FIG. 3 shows a flowchart of an example embodiment of a method of operating a sound emitting system according to the present invention. A process 300 includes blocks 310-330 and can be performed via the sound emitting system, as described above.

Block 310 includes observing a character. The character corresponds to a note within an octave. The character can displayed as a lower case character or an upper case character or a number.

Block 320 includes typing the character on a keyboard. If the character is displayed in the upper case, then the user can press a modifier key and the corresponding character key to modify the case of the character.

Block 330 includes hearing a note sound from a speaker. The note sound corresponds to at least one of thirteen sounds including five different accidental notes within the octave and eight different natural notes within the octave. Note sounds from other octaves can also be heard. Thus, an operator can observe and type words, sentences or paragraphs and hear music tunes.

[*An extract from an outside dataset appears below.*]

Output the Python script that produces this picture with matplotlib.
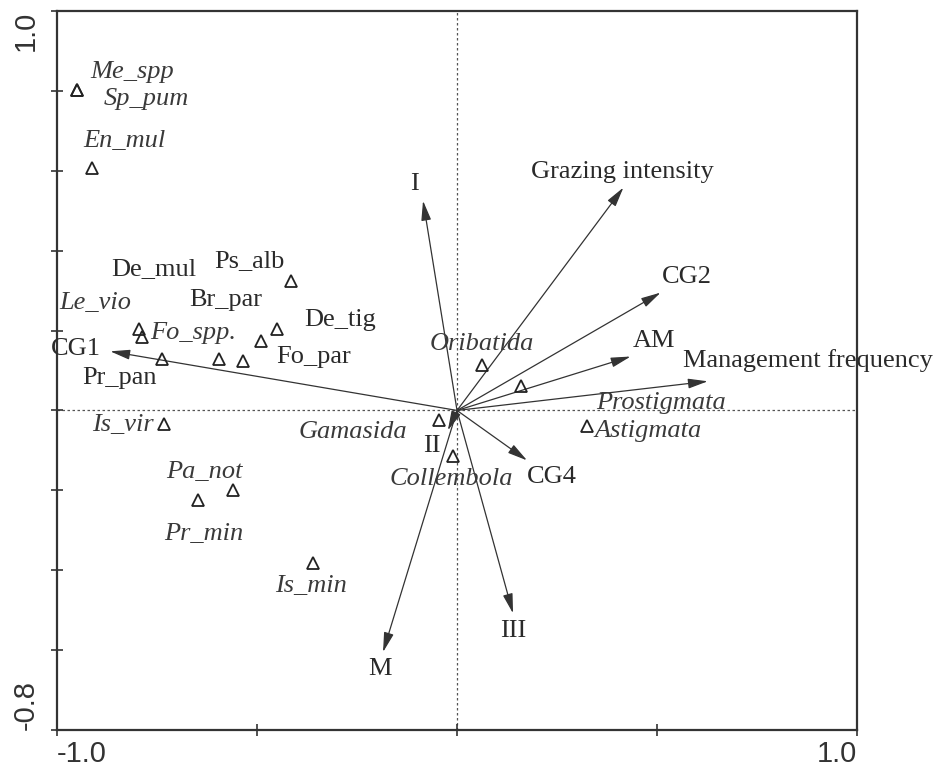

In conclusion, herein is presented a sound emitting system. Embodiments of the present invention are illustrated by example in the drawing figures and throughout the written description. A skilled artisan understands that numerous variations are possible, while adhering to the inventive concept without departing from the broader spirit and scope of the invention as set forth in the claims that follow. Such variations are contemplated as being a part of the present invention.